PROBLEM TO WORK ON: Set down word for word each line from the start of the listing through the line that contains "var yTicks = [0,100,200,300,400,500,600];", both included.

DATA:
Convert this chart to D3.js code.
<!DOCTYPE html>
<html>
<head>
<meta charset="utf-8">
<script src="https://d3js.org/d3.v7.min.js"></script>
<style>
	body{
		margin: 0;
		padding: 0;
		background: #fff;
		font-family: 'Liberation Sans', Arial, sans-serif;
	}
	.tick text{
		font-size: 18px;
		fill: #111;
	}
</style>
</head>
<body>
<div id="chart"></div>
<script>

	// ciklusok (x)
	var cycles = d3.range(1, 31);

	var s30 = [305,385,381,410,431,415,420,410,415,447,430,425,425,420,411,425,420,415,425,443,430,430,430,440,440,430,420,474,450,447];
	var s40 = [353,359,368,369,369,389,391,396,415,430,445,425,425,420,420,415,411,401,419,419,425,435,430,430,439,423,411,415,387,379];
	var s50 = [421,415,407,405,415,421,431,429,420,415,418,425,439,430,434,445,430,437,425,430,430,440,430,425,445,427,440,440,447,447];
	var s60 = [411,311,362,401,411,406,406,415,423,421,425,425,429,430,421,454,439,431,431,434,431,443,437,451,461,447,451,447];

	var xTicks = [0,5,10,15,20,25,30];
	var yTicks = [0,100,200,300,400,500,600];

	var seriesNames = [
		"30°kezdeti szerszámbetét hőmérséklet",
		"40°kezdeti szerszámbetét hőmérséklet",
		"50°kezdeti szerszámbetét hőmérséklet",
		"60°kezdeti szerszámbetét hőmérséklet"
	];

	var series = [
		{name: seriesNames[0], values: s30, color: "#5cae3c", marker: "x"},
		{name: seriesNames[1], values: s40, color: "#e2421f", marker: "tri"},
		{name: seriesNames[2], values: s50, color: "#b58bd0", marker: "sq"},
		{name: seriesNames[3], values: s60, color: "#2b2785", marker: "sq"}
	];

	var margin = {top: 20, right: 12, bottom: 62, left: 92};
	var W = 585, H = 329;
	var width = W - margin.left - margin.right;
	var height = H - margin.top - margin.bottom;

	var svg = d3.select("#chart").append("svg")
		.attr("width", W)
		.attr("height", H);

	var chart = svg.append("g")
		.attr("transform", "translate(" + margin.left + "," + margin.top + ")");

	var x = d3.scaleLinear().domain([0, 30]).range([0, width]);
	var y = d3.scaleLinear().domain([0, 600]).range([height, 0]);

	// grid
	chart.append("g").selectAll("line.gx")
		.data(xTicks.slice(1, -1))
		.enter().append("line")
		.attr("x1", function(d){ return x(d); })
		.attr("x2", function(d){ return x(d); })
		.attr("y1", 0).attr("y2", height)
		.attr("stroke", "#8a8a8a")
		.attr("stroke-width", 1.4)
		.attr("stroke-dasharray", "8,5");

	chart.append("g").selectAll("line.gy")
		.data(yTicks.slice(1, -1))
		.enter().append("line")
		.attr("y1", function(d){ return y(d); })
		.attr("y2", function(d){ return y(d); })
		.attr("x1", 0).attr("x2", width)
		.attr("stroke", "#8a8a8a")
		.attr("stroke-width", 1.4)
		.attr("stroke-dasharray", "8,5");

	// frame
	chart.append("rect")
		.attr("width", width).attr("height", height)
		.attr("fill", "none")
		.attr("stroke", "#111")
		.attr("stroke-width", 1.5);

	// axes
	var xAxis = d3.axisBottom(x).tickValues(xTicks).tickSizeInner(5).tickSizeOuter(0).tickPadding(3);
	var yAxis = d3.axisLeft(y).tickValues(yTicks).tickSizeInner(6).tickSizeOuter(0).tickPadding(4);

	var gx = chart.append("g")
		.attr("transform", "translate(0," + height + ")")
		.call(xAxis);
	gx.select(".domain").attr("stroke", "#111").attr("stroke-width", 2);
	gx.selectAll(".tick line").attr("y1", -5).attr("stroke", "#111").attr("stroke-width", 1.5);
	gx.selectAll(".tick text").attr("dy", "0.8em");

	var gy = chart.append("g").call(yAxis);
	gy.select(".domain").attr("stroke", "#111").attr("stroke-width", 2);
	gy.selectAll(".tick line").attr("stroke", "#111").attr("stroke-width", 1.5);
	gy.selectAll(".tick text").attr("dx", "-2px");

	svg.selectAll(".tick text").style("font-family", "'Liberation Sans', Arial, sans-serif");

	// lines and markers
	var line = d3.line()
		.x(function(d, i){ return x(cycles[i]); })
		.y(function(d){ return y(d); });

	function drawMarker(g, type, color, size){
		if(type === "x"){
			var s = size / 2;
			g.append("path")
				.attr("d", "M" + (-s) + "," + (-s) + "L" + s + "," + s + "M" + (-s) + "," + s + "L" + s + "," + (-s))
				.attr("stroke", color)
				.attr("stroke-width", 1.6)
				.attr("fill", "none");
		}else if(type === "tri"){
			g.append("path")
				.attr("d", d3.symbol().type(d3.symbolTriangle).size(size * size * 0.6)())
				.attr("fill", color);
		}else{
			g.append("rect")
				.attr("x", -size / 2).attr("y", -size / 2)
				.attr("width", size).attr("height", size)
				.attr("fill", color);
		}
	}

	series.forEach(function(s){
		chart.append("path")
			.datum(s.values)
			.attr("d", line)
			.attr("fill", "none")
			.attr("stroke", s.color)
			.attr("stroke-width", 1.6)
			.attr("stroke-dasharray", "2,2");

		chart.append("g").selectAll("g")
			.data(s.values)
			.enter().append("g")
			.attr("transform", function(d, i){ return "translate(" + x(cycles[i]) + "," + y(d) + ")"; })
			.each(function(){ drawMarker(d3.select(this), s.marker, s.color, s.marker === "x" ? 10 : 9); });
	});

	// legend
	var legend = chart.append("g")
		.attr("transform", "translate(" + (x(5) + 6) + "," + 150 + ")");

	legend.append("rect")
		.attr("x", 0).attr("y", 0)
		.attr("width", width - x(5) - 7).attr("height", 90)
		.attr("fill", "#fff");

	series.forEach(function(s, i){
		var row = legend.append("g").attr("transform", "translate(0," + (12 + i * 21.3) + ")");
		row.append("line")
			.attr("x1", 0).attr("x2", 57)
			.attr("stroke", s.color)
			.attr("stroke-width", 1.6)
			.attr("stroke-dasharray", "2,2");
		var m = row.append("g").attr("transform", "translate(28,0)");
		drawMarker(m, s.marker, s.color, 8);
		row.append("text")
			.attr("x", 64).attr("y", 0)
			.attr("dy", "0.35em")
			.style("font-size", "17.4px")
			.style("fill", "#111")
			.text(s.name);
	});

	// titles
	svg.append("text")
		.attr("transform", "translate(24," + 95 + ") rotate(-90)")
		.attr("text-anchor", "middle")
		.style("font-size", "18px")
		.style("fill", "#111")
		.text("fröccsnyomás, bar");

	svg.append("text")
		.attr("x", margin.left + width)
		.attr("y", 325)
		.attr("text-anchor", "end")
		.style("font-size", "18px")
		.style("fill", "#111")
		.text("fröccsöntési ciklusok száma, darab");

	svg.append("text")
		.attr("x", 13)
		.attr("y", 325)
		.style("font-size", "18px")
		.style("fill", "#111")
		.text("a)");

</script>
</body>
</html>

ANSWER TO THIS EXERCISE:
Convert this chart to D3.js code.
<!DOCTYPE html>
<html>
<head>
<meta charset="utf-8">
<script src="https://d3js.org/d3.v7.min.js"></script>
<style>
	body{
		margin: 0;
		padding: 0;
		background: #fff;
		font-family: 'Liberation Sans', Arial, sans-serif;
	}
	.tick text{
		font-size: 18px;
		fill: #111;
	}
</style>
</head>
<body>
<div id="chart"></div>
<script>

	// ciklusok (x)
	var cycles = d3.range(1, 31);

	var s30 = [305,385,381,410,431,415,420,410,415,447,430,425,425,420,411,425,420,415,425,443,430,430,430,440,440,430,420,474,450,447];
	var s40 = [353,359,368,369,369,389,391,396,415,430,445,425,425,420,420,415,411,401,419,419,425,435,430,430,439,423,411,415,387,379];
	var s50 = [421,415,407,405,415,421,431,429,420,415,418,425,439,430,434,445,430,437,425,430,430,440,430,425,445,427,440,440,447,447];
	var s60 = [411,311,362,401,411,406,406,415,423,421,425,425,429,430,421,454,439,431,431,434,431,443,437,451,461,447,451,447];

	var xTicks = [0,5,10,15,20,25,30];
	var yTicks = [0,100,200,300,400,500,600];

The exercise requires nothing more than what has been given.